In reacting to these shocks, businesses implement three main types of cuts, for the sake of temporary relief, i.e. expense personnel, expense non-personnel and investments. If not done correctly, these approaches may do more long-term harm, than good. Activities are as follows –
Slash budgets (Personnel Expenses) – As personnel expenses are the largest cost associated with every business, targeting this expense is usually the first move. This tactic includes implementing hiring freezes and job eliminations.
Additional approaches include salary freezes; bonus reductions; and reducing or eliminating the company investment in the employee, i.e. usually related to education subsidies. More often than not these approaches will leave you with a large exodus from among the high performing dis-satisfied employees that can move to your competitors.
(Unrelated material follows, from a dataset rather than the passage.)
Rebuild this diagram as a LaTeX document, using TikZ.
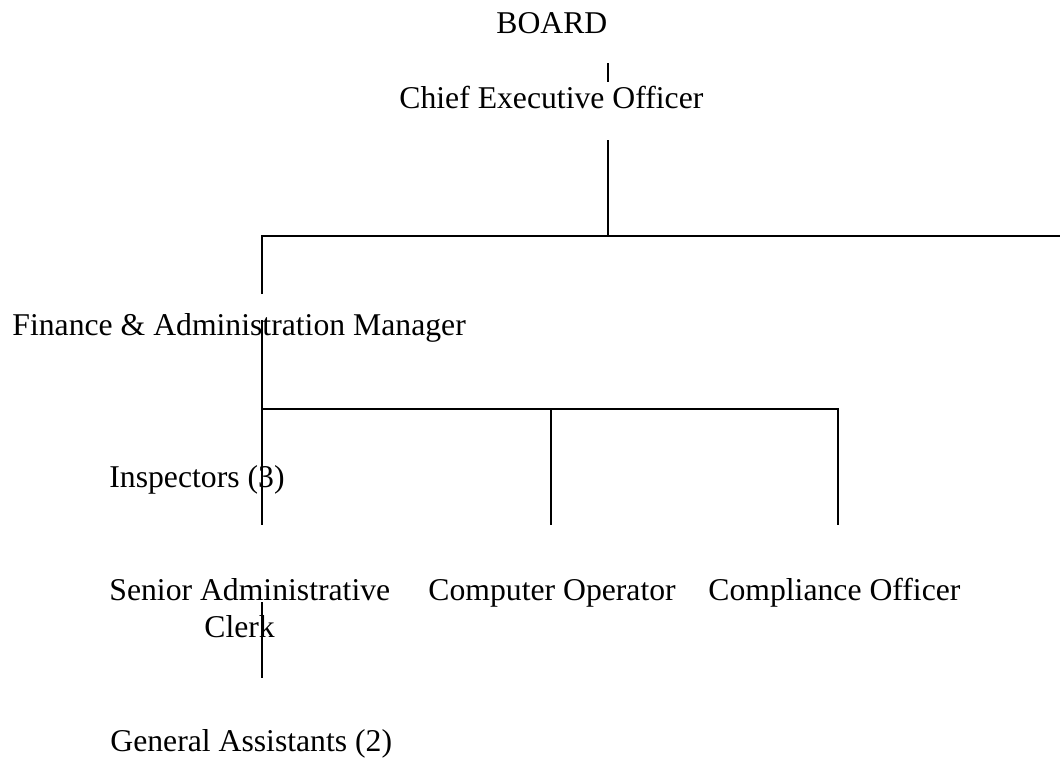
\documentclass[tikz,border=0pt]{standalone}
\usepackage{fontspec}
\setmainfont{Liberation Serif}
\usepackage{tikz}
\usetikzlibrary{positioning}

\begin{document}
\begin{tikzpicture}[x=0.5pt,y=-0.5pt,
    post/.style={inner sep=0pt,anchor=base west,align=left,
      font=\fontsize{15.85}{18.5}\selectfont},
    link/.style={line width=0.9pt}]
  \useasboundingbox (0,0) rectangle (1060,760);

  % posts, placed by baseline (last line for the two-line one)
  \node[post] (board) at (496,33) {BOARD};
  \node[post] (ceo) at (399,108) {Chief Executive Officer};
  \node[post] (finance) at (12,335) {Finance \& Administration Manager};
  \node[post] (inspectors) at (109,487) {Inspectors (3)};
  \node[post] (seniorclerk) at (109,637)
    {Senior Administrative\\\hspace{47.5pt}Clerk};
  \node[post] (operator) at (428,600) {Computer Operator};
  \node[post] (compliance) at (708,600) {Compliance Officer};
  \node[post] (assistants) at (110,751) {General Assistants (2)};

  % line ends and junctions
  \coordinate (boardtail) at (608,63);
  \coordinate (ceohead) at (608,82);
  \coordinate (ceotail) at (608,140);
  \coordinate (ceojoin) at (608,236);
  \coordinate (topleft) at (262,236);
  \coordinate (topright) at (1060,236);
  \coordinate (financehead) at (262,294);
  \coordinate (financetail) at (262,320);
  \coordinate (staffleft) at (262,409);
  \coordinate (staffmid) at (551,409);
  \coordinate (staffright) at (838,409);
  \coordinate (inspectortail) at (262,525);
  \coordinate (operatorhead) at (551,525);
  \coordinate (compliancehead) at (838,525);
  \coordinate (clerktail) at (262,602);
  \coordinate (assistanthead) at (262,678);

  \draw[link] (boardtail) -- (ceohead);
  \draw[link] (ceotail) -- (ceojoin);
  \draw[link] (financehead) -- (topleft) -- (topright);
  \draw[link] (financetail) -- (staffleft) -- (inspectortail);
  \draw[link] (staffleft) -- (staffmid) -- (staffright) -- (compliancehead);
  \draw[link] (staffmid) -- (operatorhead);
  \draw[link] (clerktail) -- (assistanthead);
\end{tikzpicture}
\end{document}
A popular technique which I believe is a big mistake is to provide a stay bonus to a select few. The message relayed with this last strategy, “If you did not receive a bonus, you are not considered critical to the organization.”
Slash budgets (Non-Personnel Expenses) – In the short-run, fixed expenses cannot be slashed, i.e. rent, insurance… The target of this tactic is usually variable expenses, i.e. marketing. But during this time of a disruption, marketing is very important to bring in new sources of revenues.
Delay Investments (Revenues) – To preserve cash during tough times, companies may place a hold on investments until the difficulties pass. But why would you wish to delay the opportunity for revenues, associated with a new product or service?
To avoid the slash and burn mentality, establish an environment of constant review and analysis. Do not wait until you are forced to make a large correction. Make small adjustments to your business, continually along the way. Suggested areas to monitor include –
Review Client Arrangements – Obtaining a customer that becomes unprofitable is a common situation. It only becomes an error of management if you do not constantly review the situation to understand the returns.
Review Products or Services – Periodically every business should review its product lines and services, to understand the profitability generated. The natural result will be an emphasis on the most profitable activities; while de-emphasizing the less profitable or money loosing activities.
Review Accounts Receivables – If you extend credit to your customers, which is required for almost all businesses, a certain amount of bad debt will result. At a certain point, you will need to ask for what you are owed. Resolving this bad debt efficiently and quickly, while not disrupting the possibility of future business from the customer takes tact and experience.
Understand Variable Expenses – Review your needs – Contracts represent your needs at a point in time, i.e. when they were executed. It makes sense that a contract will include items you no longer need – understand needs; understand pricing alternatives; seek opportunities to bundle; and avoid the warranty trap with new technology.
Consider Business Management Practices – The solution to counter an underperforming small or medium-sized business is a redesign. Interestingly, the method to redesign a business is the implementation of standard business management “best practices.”
Continue to Review Investment Opportunities – A company should only allocate cash to the most profitable uses, with the highest return on investment, which will provide potential distributable benefits to its investors, within the shortest amount of time.
Survival will be based on your ability to shift quickly, but strategically.
You can never plan for external disruptions, but you can prepare. Do the analysis today.